Only the lines from the one with "Write a Python" through the one with "0.600, 0.605, 0.610, 0.615, 0.620, 0.625]", inclusive, should be echoed exactly; pictures are left out.

**Extracted data:**
▼▼▼

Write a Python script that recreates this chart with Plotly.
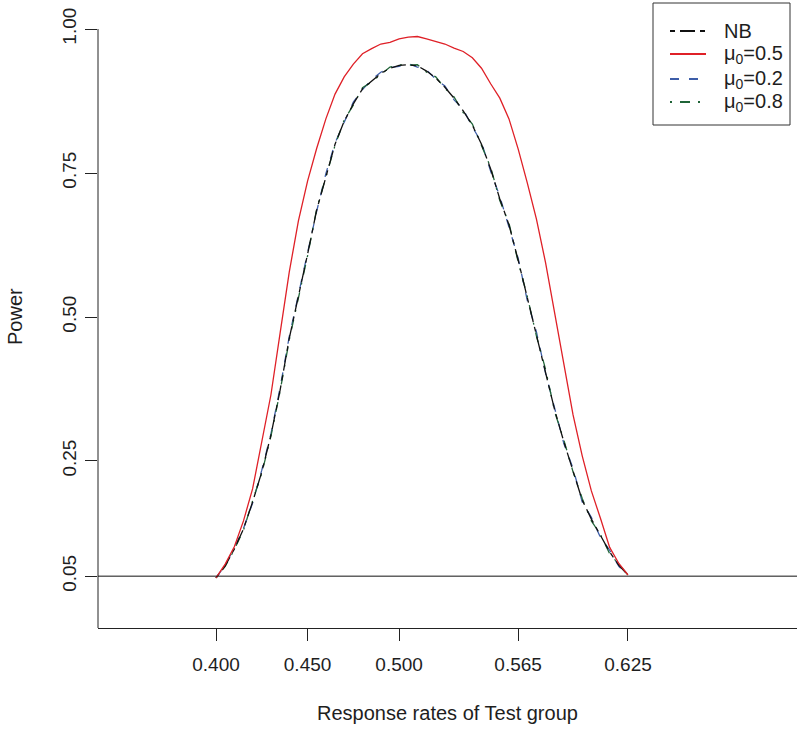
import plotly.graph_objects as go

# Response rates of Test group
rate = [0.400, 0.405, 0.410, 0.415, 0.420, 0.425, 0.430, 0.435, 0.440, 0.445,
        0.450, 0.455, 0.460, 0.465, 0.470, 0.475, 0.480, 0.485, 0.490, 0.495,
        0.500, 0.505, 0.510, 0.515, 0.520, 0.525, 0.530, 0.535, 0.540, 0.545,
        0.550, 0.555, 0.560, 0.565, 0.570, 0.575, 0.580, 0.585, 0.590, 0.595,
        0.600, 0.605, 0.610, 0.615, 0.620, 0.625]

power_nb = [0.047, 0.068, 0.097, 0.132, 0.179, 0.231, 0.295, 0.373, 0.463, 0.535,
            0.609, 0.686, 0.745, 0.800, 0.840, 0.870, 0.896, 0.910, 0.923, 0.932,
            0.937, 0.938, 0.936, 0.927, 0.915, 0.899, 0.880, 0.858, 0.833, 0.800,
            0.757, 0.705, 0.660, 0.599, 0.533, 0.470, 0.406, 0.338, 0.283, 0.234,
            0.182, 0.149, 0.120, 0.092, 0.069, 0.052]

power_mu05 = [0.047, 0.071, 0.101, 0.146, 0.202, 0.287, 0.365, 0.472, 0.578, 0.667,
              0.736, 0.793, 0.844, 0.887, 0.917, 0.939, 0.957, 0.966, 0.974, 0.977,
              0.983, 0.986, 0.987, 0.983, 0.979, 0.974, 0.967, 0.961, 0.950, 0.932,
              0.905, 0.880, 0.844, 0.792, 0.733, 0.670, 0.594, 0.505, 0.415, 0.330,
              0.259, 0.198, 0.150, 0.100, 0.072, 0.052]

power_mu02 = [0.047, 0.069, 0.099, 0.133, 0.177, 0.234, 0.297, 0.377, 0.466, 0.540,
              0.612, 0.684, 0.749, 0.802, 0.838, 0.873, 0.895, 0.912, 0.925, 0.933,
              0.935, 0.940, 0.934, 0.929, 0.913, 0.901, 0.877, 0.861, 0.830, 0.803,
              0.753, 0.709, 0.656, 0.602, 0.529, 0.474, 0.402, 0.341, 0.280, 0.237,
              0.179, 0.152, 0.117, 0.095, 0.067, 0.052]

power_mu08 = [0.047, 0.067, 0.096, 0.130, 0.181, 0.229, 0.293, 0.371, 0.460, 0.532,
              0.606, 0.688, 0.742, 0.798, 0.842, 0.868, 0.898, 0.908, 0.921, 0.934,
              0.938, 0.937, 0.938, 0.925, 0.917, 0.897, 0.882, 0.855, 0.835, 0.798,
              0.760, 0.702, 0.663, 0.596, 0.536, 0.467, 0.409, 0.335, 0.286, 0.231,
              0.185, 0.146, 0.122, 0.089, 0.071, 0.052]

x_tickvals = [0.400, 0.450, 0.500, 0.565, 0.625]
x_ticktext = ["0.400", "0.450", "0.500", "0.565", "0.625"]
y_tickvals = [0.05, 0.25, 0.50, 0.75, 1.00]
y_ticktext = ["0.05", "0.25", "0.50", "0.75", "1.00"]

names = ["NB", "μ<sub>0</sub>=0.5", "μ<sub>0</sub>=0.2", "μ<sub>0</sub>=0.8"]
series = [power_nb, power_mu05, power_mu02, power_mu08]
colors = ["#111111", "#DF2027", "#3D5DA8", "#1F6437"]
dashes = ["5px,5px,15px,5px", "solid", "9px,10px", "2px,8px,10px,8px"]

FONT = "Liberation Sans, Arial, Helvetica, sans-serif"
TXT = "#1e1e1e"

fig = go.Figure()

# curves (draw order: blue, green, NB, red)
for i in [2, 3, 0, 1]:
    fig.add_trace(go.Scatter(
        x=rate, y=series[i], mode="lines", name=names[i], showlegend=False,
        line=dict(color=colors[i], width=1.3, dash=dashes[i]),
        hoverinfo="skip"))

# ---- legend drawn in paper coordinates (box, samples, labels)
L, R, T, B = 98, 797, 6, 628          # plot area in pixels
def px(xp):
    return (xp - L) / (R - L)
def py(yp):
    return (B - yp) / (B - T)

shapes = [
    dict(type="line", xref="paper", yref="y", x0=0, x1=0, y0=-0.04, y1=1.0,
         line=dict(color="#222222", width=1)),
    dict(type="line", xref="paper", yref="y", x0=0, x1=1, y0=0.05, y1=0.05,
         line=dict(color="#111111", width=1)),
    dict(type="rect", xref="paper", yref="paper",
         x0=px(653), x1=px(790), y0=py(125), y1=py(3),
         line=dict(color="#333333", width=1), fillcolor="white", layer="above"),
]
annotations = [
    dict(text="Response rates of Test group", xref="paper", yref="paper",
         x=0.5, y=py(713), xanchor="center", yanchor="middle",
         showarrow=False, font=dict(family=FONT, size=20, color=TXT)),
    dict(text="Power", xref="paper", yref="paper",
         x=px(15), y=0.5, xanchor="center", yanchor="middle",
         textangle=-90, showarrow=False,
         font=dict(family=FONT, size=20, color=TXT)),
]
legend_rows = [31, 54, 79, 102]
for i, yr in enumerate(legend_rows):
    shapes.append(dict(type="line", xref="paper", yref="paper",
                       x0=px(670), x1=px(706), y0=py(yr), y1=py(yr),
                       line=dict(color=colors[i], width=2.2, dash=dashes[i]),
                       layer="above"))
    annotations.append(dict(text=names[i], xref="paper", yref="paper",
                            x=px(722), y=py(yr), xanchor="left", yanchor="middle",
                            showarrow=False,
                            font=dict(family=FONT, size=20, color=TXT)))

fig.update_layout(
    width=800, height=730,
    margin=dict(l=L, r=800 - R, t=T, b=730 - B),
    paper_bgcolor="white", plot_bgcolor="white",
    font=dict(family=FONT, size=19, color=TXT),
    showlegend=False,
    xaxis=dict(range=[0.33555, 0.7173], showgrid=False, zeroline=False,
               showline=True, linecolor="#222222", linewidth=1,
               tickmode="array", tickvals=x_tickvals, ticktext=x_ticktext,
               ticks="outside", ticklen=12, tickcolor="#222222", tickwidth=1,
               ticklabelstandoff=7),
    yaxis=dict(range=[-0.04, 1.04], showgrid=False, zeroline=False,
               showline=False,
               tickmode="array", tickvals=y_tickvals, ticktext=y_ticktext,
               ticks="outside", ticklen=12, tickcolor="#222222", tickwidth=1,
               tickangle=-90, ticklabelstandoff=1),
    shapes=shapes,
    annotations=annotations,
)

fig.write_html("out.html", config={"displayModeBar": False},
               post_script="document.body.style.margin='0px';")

▲▲▲
▼▼▼

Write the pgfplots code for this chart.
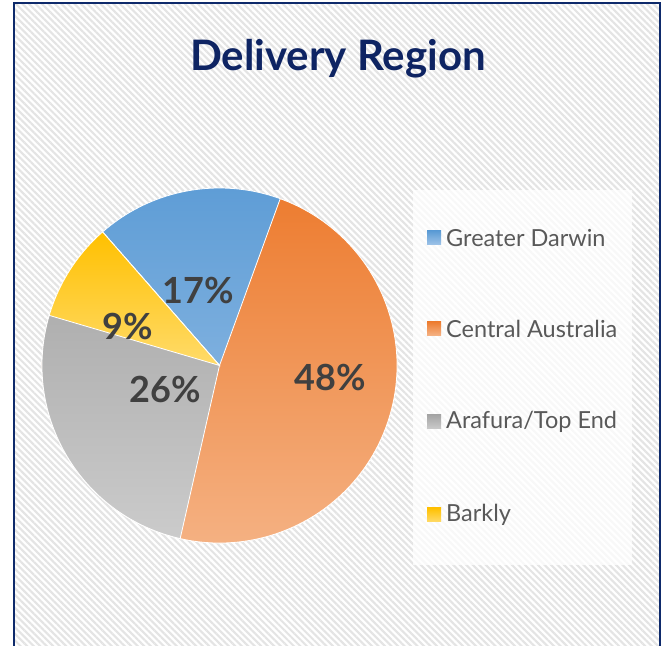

▲▲▲

**Answer for the task:**
Write a Python script that recreates this chart with Plotly.
import plotly.graph_objects as go

# Response rates of Test group
rate = [0.400, 0.405, 0.410, 0.415, 0.420, 0.425, 0.430, 0.435, 0.440, 0.445,
        0.450, 0.455, 0.460, 0.465, 0.470, 0.475, 0.480, 0.485, 0.490, 0.495,
        0.500, 0.505, 0.510, 0.515, 0.520, 0.525, 0.530, 0.535, 0.540, 0.545,
        0.550, 0.555, 0.560, 0.565, 0.570, 0.575, 0.580, 0.585, 0.590, 0.595,
        0.600, 0.605, 0.610, 0.615, 0.620, 0.625]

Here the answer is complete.